I am a 32 year old Norwegian man currently looking for a job in Abu Dhabi. I still live in Norway and i am not quite sure were to start looking so i figured this forum might be a good place to start for some input. 

The reason i am looking for a job in Abu Dhabi is simply that me and my wife loves the city and wants to try living abroad. 

I have a masters degree in sociology and six years experience as a project manager, mainly in communication departments in organizations such as World wide fund for nature(WWF) and the private sector.

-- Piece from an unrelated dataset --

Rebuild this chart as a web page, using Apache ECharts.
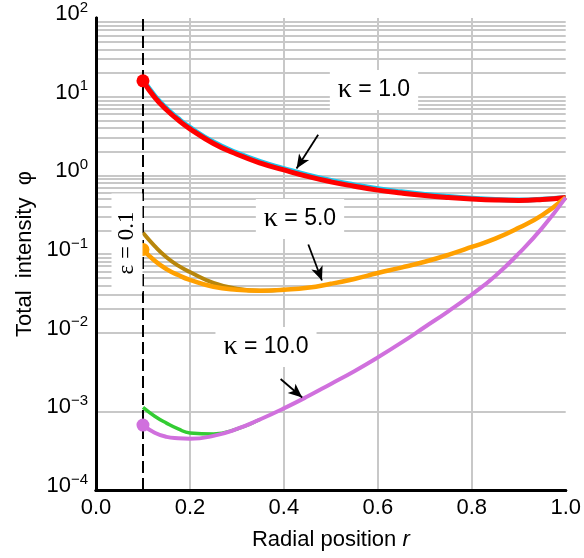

At the moment am i working as project manager in a market and communications bureau in Oslo. 

I would prefer some kind of project manager job with a degree of creative responsibility. 

So my questions are:
1. Based on the information above, is it realistic to find decent jobs in Abu Dhabi?
2. Where do i begin my search?

Best regards
Alexander


----------



## nonoa (Jan 9, 2014)

We like to say nothing is impossible, and it all depends on who's looking. You can get a good idea of the job market by trawling some of the local job sites like jobs.abudhabi or bayt. 

Also, try looking through job posts on linkedin to see what's available in the private sector.

You'll get a good idea of what's available. All job applications across the UAE are submitted online, so you could do a lot of research from where you are.


----------